Не где-то там, вне нас, времён,

Течёт река, взрастает семя,

Творится мир – творится он

Одновременно и со всеми,

 

И так, что в беге перемен

Важно мельчайшее движенье,

Что каждый миг и есть решенья

Неповторяемый момент,

 

И каждый раз, когда в душе

Царит безвластность и безгласность,

Отринуть эту сопричастность

Не помышляется уже.
                                          («И я б хотел, чтоб было так…»)                                                                

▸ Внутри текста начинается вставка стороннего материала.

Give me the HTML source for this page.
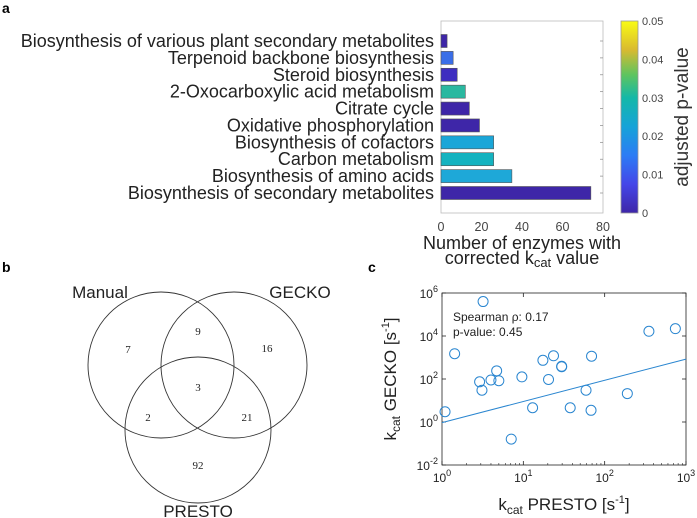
<!DOCTYPE html>
<html><head><meta charset="utf-8"><style>
body{margin:0;background:#fff;}
svg{display:block;font-family:"Liberation Sans",sans-serif;}
</style></head><body>
<svg id="fig" width="697" height="518" viewBox="0 0 697 518">
<defs><linearGradient id="parula" x1="0" y1="1" x2="0" y2="0">
<stop offset="0" stop-color="#3e26a8"/><stop offset="0.15" stop-color="#4446e8"/><stop offset="0.3" stop-color="#2c7cf5"/><stop offset="0.45" stop-color="#16a3d8"/><stop offset="0.6" stop-color="#14b8a8"/><stop offset="0.72" stop-color="#5ec45f"/><stop offset="0.85" stop-color="#d9ba30"/><stop offset="1" stop-color="#f9fb14"/></linearGradient></defs>
<text x="2" y="13" font-weight="bold" font-size="14">a</text>
<text x="2" y="272" font-weight="bold" font-size="14">b</text>
<text x="368" y="272" font-weight="bold" font-size="14">c</text>
<g id="pa"></g>
<g id="pb"></g>
<g id="pc"></g>
</svg>
<script>
const NS="http://www.w3.org/2000/svg";
function mk(p,t,a,txt){const e=document.createElementNS(NS,t);for(const k in a)e.setAttribute(k,a[k]);if(txt!==undefined)e.textContent=txt;p.appendChild(e);return e;}
// ---- Panel a data
const pathways=["Biosynthesis of various plant secondary metabolites","Terpenoid backbone biosynthesis","Steroid biosynthesis","2-Oxocarboxylic acid metabolism","Citrate cycle","Oxidative phosphorylation","Biosynthesis of cofactors","Carbon metabolism","Biosynthesis of amino acids","Biosynthesis of secondary metabolites"];
const enzymeCounts=[3,6,8,12,14,19,26,26,35,74];
const barColors=["#3e26a8","#3a6ee8","#3e2ec0","#2ab8a0","#3e26a8","#3e26a8","#1aa6d8","#14b3c0","#1ea8d8","#3e26a8"];
const xTicksA=[0,20,40,60,80];
const cbTicks=[0,0.01,0.02,0.03,0.04,0.05];
const pa=document.getElementById('pa');
const axL=441,axR=603,axT=21,axB=213;
const xA=v=>axL+(v-0)/(80-0)*(axR-axL);
const step=(193-41)/9;
const yA=i=>41+i*step;
mk(pa,'rect',{x:axL,y:axT,width:axR-axL,height:axB-axT,fill:'none',stroke:'#bbb','stroke-width':0.8,});
xTicksA.forEach(t=>{
 const tx=mk(pa,'text',{x:xA(t),y:axB+18,'text-anchor':'middle','font-size':12.5,fill:'#444'},t);
 
});
pathways.forEach((p,i)=>{
 mk(pa,'line',{x1:axR,x2:axR-3,y1:yA(i),y2:yA(i),stroke:'#888','stroke-width':0.7});
 const r=mk(pa,'rect',{x:axL,y:yA(i)-6.5,width:xA(enzymeCounts[i])-axL,height:13,fill:barColors[i],stroke:'#555','stroke-width':0.6});
 
 const t=mk(pa,'text',{x:434,y:yA(i)+6,'text-anchor':'end','font-size':18,fill:'#222'},p);
 
});
const xl1=mk(pa,'text',{x:522,y:249,'text-anchor':'middle','font-size':18,fill:'#222'},'Number of enzymes with');

const xl2=mk(pa,'text',{x:522,y:264,'text-anchor':'middle','font-size':18,fill:'#222'});

xl2.innerHTML='corrected k<tspan font-size="13" dy="3">cat</tspan><tspan dy="-3"> value</tspan>';
const cbT=21,cbB=213;
const cb=mk(pa,'rect',{x:621,y:cbT,width:17,height:cbB-cbT,fill:'url(#parula)',stroke:'#999','stroke-width':0.8});

cbTicks.forEach(t=>{
 const y=cbB-(t/0.05)*(cbB-cbT);
 const tx=mk(pa,'text',{x:642,y:y+4,'font-size':11,fill:'#444'},String(t));
 
});
const cbl=mk(pa,'text',{x:0,y:0,'font-size':19,fill:'#333','text-anchor':'middle',transform:'translate(688,117) rotate(-90)'},'adjusted p-value');


// ---- Panel b (Venn)
const vennSets=["Manual","GECKO","PRESTO"];
const vennCounts=[7,9,16,3,2,21,92];
const pb=document.getElementById('pb');
const circ=[[161,365],[234,365],[198,430]];
circ.forEach((c,i)=>{
 const e=mk(pb,'circle',{cx:c[0],cy:c[1],r:73,fill:'none',stroke:'#333','stroke-width':0.9});
 
});
const setLabelPos=[[100,298],[300,298],[198,517]];
vennSets.forEach((s,i)=>{
 const t=mk(pb,'text',{x:setLabelPos[i][0],y:setLabelPos[i][1],'text-anchor':'middle','font-size':17,fill:'#222'},s);
 
});
const regionPos=[[128,349],[198,331],[267,348],[198,387],[148,417],[247,417],[198,465]];
vennCounts.forEach((v,i)=>{
 const t=mk(pb,'text',{x:regionPos[i][0],y:regionPos[i][1]+4,'text-anchor':'middle','font-size':11,'font-family':'Liberation Serif, serif',fill:'#222'},v);
 
});

// ---- Panel c (scatter)
const prestoKcat=[1.09,1.43,3.2,2.9,3.1,4.0,4.7,5.0,7.1,9.6,13,17.4,20.4,23.5,29.6,29.6,37.7,59,68,69,190,350,740];
const geckoKcat=[3,1500,4e5,74,30,90,240,83,0.16,125,4.6,740,95,1200,370,390,4.6,30,3.5,1150,21,16600,22000];
const fitIntercept=-0.03, fitSlope=0.985;
const xExp=[0,1,2,3], yExp=[-2,0,2,4,6];
const pc=document.getElementById('pc');
const cL=442,cR=686,cT=293,cB=465;
const xC=v=>cL+(Math.log10(v)-0)/3*(cR-cL);
const yC=v=>cB-(Math.log10(v)+2)/8*(cB-cT);
const fr=mk(pc,'rect',{x:cL,y:cT,width:cR-cL,height:cB-cT,fill:'none',stroke:'#222','stroke-width':0.8});

xExp.forEach(e=>{
 const x=xC(Math.pow(10,e));
 mk(pc,'line',{x1:x,x2:x,y1:cB,y2:cB-4,stroke:'#222','stroke-width':0.8});
 mk(pc,'line',{x1:x,x2:x,y1:cT,y2:cT+4,stroke:'#222','stroke-width':0.8});
 const t=mk(pc,'text',{x:x,y:cB+17,'text-anchor':'middle','font-size':12,fill:'#222'});
 t.innerHTML='10<tspan font-size="9" dy="-6">'+e+'</tspan>';
 
 if(e<3)for(let k=2;k<10;k++){const xx=xC(k*Math.pow(10,e));mk(pc,'line',{x1:xx,x2:xx,y1:cB,y2:cB-2,stroke:'#222','stroke-width':0.6});}
});
yExp.forEach(e=>{
 const y=yC(Math.pow(10,e));
 mk(pc,'line',{x1:cL,x2:cL+4,y1:y,y2:y,stroke:'#222','stroke-width':0.8});
 mk(pc,'line',{x1:cR,x2:cR-4,y1:y,y2:y,stroke:'#222','stroke-width':0.8});
 const t=mk(pc,'text',{x:cL-4,y:y+5,'text-anchor':'end','font-size':12,fill:'#222'});
 t.innerHTML='10<tspan font-size="9" dy="-6">'+e+'</tspan>';
 
});
const fx0=1,fx1=1000;
const fl=mk(pc,'line',{x1:xC(fx0),y1:yC(Math.pow(10,fitIntercept)),x2:xC(fx1),y2:yC(Math.pow(10,fitIntercept+fitSlope*3)),stroke:'#2a86d0','stroke-width':1});

prestoKcat.forEach((v,i)=>{
 const c=mk(pc,'circle',{cx:xC(v),cy:yC(geckoKcat[i]),r:5,fill:'none',stroke:'#2a86d0','stroke-width':1});
 
});
const s1=mk(pc,'text',{x:453,y:321,'font-size':12,fill:'#222'},'Spearman ρ: 0.17');

const s2=mk(pc,'text',{x:453,y:336,'font-size':12,fill:'#222'},'p-value: 0.45');

const xt=mk(pc,'text',{x:564,y:510,'text-anchor':'middle','font-size':17,fill:'#222'});
xt.innerHTML='k<tspan font-size="12" dy="4">cat</tspan><tspan dy="-4"> PRESTO [s</tspan><tspan font-size="11" dy="-7">-1</tspan><tspan dy="7">]</tspan>';

const yt=mk(pc,'text',{x:0,y:0,'text-anchor':'middle','font-size':17,fill:'#222',transform:'translate(396,379) rotate(-90)'});
yt.innerHTML='k<tspan font-size="12" dy="4">cat</tspan><tspan dy="-4"> GECKO [s</tspan><tspan font-size="11" dy="-7">-1</tspan><tspan dy="7">]</tspan>';

</script>
</body></html>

В этом графически ясном стихотворении демоническое (может быть, лермонтовское, врубелевское) отодвинуто ангельским (безвластность, безгластность). «Поэзия после поэзии» зиждется на классике, поскольку классика, как мера вещей, предшествует факту бегства в свободу без выбора. Книгу Александра Журавского завершает цикл из трёх чеканных стихотворений тувинского поэта Антона Уержаа «Ынак-тыр-мен» – «Я люблю». Последняя строфа звучит так:

Актыг шын дээш олуп чыткан

Экер эрнин оожум чоргаар

Эн-не соолгу човууру бооп

Артып калзын: «Ынак-тыр-мен!»

Кто духом горд и смел в бою,

Тот в правде твёрд и жизнь свою

Отдаст за нас, – в свой смертный час

Пускай прошепчет: «Я люблю».

Один, говорящий от лица многих, упустил слова «избранных»; оно присутствует в таком контексте: «Избранные стихотворения и переводы». Ни одному из избранных переводчик не отказал в праве быть самим собой, поскольку его/их поэзия сильнее риторики.

Такое время нынче на дворе: всякий поэт как таковой есть, но словно и нет его, поскольку отсутствует, невозможен факт широкого признания. Строки Александра Журавского кристаллизуются в «благородную соль признаний». Можно ею посыпать раны, можно хлеб – степень необходимости оценивают читатели.